§ **Exercise objective**
Print the lines that start the entries and continue through the one holding "const trendY = [0.02, -0.03];", please, exactly and with the pictures omitted.

(Stored data entries)
'''

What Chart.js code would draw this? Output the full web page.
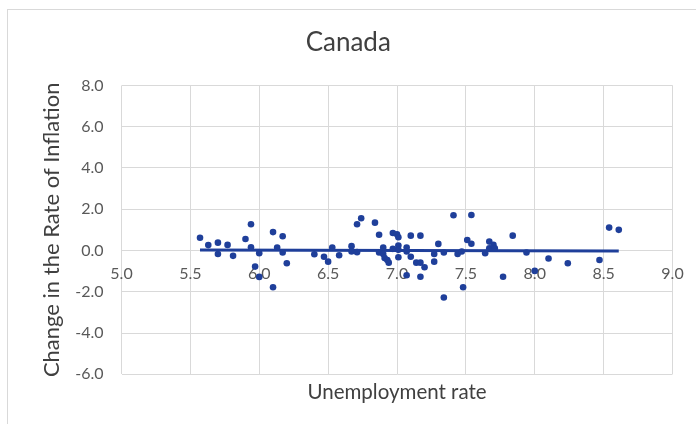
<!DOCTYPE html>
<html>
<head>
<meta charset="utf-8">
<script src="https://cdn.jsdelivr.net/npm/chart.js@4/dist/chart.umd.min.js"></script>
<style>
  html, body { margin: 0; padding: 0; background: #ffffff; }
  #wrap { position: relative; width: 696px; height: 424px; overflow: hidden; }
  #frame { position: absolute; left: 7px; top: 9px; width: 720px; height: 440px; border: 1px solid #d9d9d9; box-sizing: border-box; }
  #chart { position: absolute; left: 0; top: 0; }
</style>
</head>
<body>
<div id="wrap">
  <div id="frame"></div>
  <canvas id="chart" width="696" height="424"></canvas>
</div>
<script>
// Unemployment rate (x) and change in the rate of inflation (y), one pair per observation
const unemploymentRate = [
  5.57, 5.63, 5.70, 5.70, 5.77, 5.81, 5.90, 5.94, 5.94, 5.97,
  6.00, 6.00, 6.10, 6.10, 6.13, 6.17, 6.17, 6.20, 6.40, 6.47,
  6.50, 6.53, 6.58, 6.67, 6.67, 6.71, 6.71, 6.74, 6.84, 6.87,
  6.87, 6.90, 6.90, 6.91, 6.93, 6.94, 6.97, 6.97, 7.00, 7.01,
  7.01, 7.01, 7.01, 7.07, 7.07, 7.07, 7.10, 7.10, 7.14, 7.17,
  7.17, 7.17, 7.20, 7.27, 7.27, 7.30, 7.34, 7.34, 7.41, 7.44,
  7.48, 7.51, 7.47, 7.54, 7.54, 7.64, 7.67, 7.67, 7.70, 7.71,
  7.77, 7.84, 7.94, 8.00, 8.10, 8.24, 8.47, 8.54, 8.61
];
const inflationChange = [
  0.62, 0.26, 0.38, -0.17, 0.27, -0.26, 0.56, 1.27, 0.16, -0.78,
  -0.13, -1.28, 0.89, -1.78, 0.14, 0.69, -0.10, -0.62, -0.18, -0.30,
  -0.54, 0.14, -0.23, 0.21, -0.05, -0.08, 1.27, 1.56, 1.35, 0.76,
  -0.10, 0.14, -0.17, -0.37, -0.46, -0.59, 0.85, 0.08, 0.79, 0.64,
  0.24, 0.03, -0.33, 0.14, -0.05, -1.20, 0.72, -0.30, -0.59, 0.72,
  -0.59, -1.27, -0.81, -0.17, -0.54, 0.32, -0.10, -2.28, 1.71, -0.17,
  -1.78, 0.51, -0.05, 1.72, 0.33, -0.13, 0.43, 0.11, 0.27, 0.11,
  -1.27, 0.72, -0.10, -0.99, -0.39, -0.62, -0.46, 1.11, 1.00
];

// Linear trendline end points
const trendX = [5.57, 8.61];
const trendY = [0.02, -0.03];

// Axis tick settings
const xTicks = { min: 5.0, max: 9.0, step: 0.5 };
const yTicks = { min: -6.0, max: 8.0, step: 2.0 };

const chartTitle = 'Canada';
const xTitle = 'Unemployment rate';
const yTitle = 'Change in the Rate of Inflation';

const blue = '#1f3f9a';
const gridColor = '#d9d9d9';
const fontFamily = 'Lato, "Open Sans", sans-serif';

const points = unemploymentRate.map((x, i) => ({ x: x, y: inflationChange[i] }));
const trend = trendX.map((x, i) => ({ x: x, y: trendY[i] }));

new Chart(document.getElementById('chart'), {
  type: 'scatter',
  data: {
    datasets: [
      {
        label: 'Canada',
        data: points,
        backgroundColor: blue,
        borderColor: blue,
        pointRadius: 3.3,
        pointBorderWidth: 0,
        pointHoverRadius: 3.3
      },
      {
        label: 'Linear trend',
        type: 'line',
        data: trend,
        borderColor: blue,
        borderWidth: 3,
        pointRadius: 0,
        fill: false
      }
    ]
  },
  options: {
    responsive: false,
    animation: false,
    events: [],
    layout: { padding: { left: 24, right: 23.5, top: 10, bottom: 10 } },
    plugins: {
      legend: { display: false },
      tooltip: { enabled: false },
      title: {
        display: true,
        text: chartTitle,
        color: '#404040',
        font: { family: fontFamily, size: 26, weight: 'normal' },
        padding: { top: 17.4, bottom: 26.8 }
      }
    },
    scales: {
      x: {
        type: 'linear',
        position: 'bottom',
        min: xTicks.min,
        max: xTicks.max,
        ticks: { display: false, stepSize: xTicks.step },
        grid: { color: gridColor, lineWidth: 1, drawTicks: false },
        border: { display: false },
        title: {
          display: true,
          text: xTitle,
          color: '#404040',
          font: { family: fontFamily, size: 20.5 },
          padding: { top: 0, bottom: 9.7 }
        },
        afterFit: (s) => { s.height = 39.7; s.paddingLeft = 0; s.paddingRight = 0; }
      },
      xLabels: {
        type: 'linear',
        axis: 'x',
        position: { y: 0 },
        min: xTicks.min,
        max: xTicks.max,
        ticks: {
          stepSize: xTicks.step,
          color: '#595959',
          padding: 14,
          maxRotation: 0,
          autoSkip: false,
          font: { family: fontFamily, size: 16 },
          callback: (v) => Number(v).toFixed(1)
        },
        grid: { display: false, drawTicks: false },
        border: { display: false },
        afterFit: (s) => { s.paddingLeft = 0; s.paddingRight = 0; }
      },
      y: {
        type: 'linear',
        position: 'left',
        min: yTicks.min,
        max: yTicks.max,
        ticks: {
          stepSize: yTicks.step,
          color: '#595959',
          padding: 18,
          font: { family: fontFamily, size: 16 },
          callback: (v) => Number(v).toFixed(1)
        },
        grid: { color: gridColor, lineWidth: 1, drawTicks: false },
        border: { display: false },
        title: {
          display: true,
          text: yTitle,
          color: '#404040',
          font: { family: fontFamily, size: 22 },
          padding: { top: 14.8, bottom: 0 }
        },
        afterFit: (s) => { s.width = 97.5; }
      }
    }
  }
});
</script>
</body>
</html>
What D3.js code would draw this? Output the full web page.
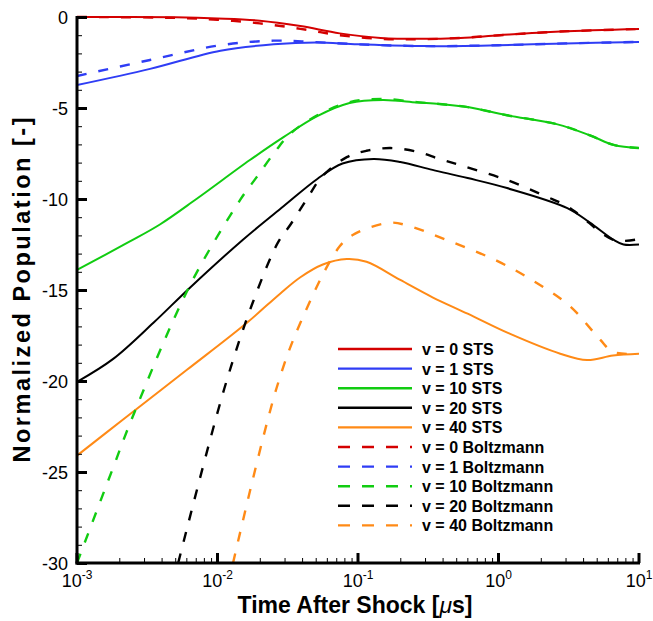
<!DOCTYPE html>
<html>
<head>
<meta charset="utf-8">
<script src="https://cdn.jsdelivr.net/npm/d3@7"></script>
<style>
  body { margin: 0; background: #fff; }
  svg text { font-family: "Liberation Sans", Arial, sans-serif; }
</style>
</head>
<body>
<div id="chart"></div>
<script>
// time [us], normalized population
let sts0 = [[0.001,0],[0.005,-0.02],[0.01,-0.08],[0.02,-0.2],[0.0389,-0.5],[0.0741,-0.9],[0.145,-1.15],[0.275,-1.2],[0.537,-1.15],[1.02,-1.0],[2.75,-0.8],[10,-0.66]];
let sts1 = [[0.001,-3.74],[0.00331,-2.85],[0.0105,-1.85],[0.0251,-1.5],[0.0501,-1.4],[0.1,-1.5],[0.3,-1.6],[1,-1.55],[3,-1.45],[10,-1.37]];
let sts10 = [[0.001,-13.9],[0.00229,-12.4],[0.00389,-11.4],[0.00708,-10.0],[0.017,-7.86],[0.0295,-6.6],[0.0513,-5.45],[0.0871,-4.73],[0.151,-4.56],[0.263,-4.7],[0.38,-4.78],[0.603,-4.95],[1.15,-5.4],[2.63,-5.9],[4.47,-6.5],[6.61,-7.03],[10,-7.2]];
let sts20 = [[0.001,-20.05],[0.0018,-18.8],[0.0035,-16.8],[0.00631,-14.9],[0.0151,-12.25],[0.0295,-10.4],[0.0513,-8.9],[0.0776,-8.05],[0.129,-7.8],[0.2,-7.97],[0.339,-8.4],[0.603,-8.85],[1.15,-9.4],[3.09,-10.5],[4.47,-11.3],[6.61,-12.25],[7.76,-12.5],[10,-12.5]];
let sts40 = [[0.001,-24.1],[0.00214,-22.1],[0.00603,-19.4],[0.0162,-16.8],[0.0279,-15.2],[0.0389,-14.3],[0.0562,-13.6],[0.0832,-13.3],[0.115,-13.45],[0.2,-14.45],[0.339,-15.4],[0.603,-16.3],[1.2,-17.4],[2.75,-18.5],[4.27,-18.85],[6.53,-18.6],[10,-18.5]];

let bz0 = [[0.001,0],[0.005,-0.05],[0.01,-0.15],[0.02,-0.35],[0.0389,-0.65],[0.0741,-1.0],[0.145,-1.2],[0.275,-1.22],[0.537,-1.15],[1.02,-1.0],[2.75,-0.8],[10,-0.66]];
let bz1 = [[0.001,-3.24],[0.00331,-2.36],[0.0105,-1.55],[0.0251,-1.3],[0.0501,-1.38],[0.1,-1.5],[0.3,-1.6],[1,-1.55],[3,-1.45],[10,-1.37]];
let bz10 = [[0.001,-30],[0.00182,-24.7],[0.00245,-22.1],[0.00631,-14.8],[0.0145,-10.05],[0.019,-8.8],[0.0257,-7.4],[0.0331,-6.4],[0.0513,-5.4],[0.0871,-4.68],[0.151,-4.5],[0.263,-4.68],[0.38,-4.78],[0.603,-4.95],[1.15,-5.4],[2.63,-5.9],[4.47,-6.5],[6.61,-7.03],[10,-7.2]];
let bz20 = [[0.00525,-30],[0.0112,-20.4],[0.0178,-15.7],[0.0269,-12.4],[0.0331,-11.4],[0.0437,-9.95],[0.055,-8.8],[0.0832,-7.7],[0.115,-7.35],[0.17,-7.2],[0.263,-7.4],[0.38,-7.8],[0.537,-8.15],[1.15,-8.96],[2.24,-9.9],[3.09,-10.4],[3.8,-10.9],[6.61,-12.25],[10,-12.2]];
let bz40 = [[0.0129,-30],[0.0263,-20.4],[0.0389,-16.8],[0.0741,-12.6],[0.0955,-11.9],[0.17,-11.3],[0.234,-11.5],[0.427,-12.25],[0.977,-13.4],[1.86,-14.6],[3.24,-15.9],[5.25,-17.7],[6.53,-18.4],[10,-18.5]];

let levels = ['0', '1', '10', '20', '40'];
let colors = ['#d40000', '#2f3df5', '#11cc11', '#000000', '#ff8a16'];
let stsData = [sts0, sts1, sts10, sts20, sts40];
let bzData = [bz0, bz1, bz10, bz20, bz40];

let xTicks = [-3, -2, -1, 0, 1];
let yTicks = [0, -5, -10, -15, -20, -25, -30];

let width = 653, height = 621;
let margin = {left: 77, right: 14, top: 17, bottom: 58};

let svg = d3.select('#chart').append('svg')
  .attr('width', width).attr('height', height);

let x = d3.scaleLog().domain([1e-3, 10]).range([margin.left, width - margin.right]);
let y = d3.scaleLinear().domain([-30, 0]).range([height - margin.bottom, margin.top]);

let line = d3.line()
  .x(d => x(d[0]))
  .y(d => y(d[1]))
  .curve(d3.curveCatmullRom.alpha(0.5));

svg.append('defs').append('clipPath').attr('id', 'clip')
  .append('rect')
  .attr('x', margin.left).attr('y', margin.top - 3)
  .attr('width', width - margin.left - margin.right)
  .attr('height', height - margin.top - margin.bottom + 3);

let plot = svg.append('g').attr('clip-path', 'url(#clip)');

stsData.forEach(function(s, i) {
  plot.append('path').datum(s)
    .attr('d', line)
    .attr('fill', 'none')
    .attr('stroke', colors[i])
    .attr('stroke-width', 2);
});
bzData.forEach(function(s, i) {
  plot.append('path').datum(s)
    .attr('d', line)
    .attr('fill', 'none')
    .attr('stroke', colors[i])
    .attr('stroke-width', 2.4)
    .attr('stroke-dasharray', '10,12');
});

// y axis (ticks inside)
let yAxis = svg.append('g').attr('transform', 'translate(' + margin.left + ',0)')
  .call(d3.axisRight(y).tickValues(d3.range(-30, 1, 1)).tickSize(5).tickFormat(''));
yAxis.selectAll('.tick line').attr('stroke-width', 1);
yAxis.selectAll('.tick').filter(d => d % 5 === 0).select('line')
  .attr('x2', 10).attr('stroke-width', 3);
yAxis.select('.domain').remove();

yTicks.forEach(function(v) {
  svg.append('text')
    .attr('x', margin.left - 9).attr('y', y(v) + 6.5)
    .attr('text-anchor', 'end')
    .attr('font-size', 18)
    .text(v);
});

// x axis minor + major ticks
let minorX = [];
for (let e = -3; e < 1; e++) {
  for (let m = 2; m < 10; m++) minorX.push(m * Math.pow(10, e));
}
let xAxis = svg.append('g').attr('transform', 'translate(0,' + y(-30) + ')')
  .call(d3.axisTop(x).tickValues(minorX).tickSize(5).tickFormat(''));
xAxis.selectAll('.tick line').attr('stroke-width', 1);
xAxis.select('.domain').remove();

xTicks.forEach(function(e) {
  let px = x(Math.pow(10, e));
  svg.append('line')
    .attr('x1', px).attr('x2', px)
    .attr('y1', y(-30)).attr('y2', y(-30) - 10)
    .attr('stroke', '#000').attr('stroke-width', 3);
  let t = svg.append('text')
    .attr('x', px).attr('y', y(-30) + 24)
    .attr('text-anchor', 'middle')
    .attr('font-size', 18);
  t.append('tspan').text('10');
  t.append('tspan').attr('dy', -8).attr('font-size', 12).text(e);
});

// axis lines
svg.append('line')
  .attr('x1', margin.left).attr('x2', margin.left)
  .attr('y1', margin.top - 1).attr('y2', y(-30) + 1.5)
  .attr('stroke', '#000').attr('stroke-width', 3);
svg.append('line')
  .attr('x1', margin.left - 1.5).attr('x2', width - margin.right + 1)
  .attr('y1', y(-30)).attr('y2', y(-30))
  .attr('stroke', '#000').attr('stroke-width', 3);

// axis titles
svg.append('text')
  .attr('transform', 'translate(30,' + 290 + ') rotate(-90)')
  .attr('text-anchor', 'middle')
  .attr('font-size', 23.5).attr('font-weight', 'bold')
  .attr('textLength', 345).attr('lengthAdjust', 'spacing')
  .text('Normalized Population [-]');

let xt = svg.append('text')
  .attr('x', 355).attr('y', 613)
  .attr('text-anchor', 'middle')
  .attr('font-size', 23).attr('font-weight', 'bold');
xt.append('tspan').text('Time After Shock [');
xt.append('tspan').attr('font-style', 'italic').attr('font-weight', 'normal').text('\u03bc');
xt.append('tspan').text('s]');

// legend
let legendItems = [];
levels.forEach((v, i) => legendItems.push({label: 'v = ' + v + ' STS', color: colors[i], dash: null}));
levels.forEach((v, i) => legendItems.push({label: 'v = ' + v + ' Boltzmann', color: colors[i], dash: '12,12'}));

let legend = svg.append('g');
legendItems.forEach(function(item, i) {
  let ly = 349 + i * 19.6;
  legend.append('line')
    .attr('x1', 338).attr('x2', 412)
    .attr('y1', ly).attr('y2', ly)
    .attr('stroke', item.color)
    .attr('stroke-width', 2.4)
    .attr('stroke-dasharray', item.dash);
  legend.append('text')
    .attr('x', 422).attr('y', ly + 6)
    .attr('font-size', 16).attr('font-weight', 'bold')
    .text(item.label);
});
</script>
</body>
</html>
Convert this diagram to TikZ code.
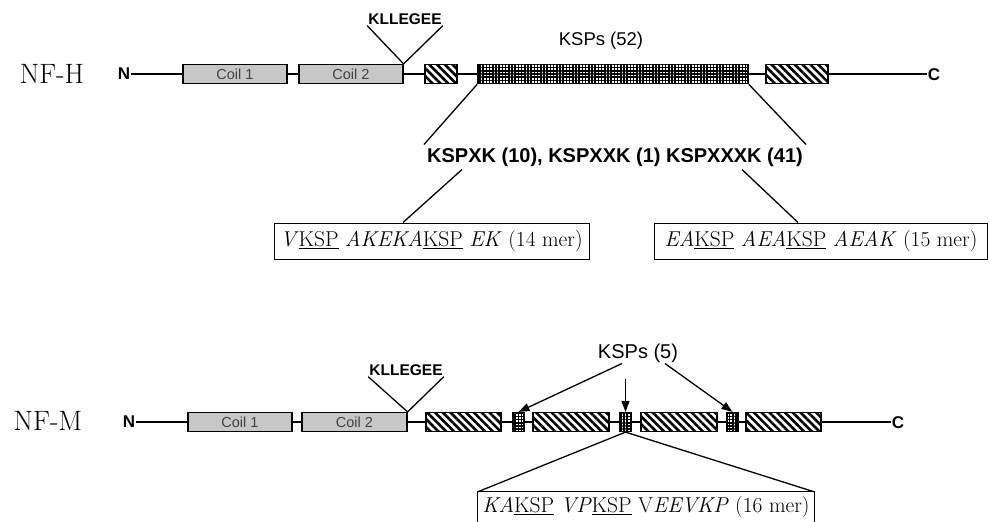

'''

§ **Expected output**
What Chart.js code would draw this? Output the full web page.
<!DOCTYPE html>
<html>
<head>
<meta charset="utf-8">
<script src="https://cdn.jsdelivr.net/npm/chart.js@4/dist/chart.umd.min.js"></script>
<style>
  html, body { margin: 0; padding: 0; background: #ffffff; }
  #wrap { position: relative; width: 696px; height: 424px; overflow: hidden; }
  #frame { position: absolute; left: 7px; top: 9px; width: 720px; height: 440px; border: 1px solid #d9d9d9; box-sizing: border-box; }
  #chart { position: absolute; left: 0; top: 0; }
</style>
</head>
<body>
<div id="wrap">
  <div id="frame"></div>
  <canvas id="chart" width="696" height="424"></canvas>
</div>
<script>
// Unemployment rate (x) and change in the rate of inflation (y), one pair per observation
const unemploymentRate = [
  5.57, 5.63, 5.70, 5.70, 5.77, 5.81, 5.90, 5.94, 5.94, 5.97,
  6.00, 6.00, 6.10, 6.10, 6.13, 6.17, 6.17, 6.20, 6.40, 6.47,
  6.50, 6.53, 6.58, 6.67, 6.67, 6.71, 6.71, 6.74, 6.84, 6.87,
  6.87, 6.90, 6.90, 6.91, 6.93, 6.94, 6.97, 6.97, 7.00, 7.01,
  7.01, 7.01, 7.01, 7.07, 7.07, 7.07, 7.10, 7.10, 7.14, 7.17,
  7.17, 7.17, 7.20, 7.27, 7.27, 7.30, 7.34, 7.34, 7.41, 7.44,
  7.48, 7.51, 7.47, 7.54, 7.54, 7.64, 7.67, 7.67, 7.70, 7.71,
  7.77, 7.84, 7.94, 8.00, 8.10, 8.24, 8.47, 8.54, 8.61
];
const inflationChange = [
  0.62, 0.26, 0.38, -0.17, 0.27, -0.26, 0.56, 1.27, 0.16, -0.78,
  -0.13, -1.28, 0.89, -1.78, 0.14, 0.69, -0.10, -0.62, -0.18, -0.30,
  -0.54, 0.14, -0.23, 0.21, -0.05, -0.08, 1.27, 1.56, 1.35, 0.76,
  -0.10, 0.14, -0.17, -0.37, -0.46, -0.59, 0.85, 0.08, 0.79, 0.64,
  0.24, 0.03, -0.33, 0.14, -0.05, -1.20, 0.72, -0.30, -0.59, 0.72,
  -0.59, -1.27, -0.81, -0.17, -0.54, 0.32, -0.10, -2.28, 1.71, -0.17,
  -1.78, 0.51, -0.05, 1.72, 0.33, -0.13, 0.43, 0.11, 0.27, 0.11,
  -1.27, 0.72, -0.10, -0.99, -0.39, -0.62, -0.46, 1.11, 1.00
];

// Linear trendline end points
const trendX = [5.57, 8.61];
const trendY = [0.02, -0.03];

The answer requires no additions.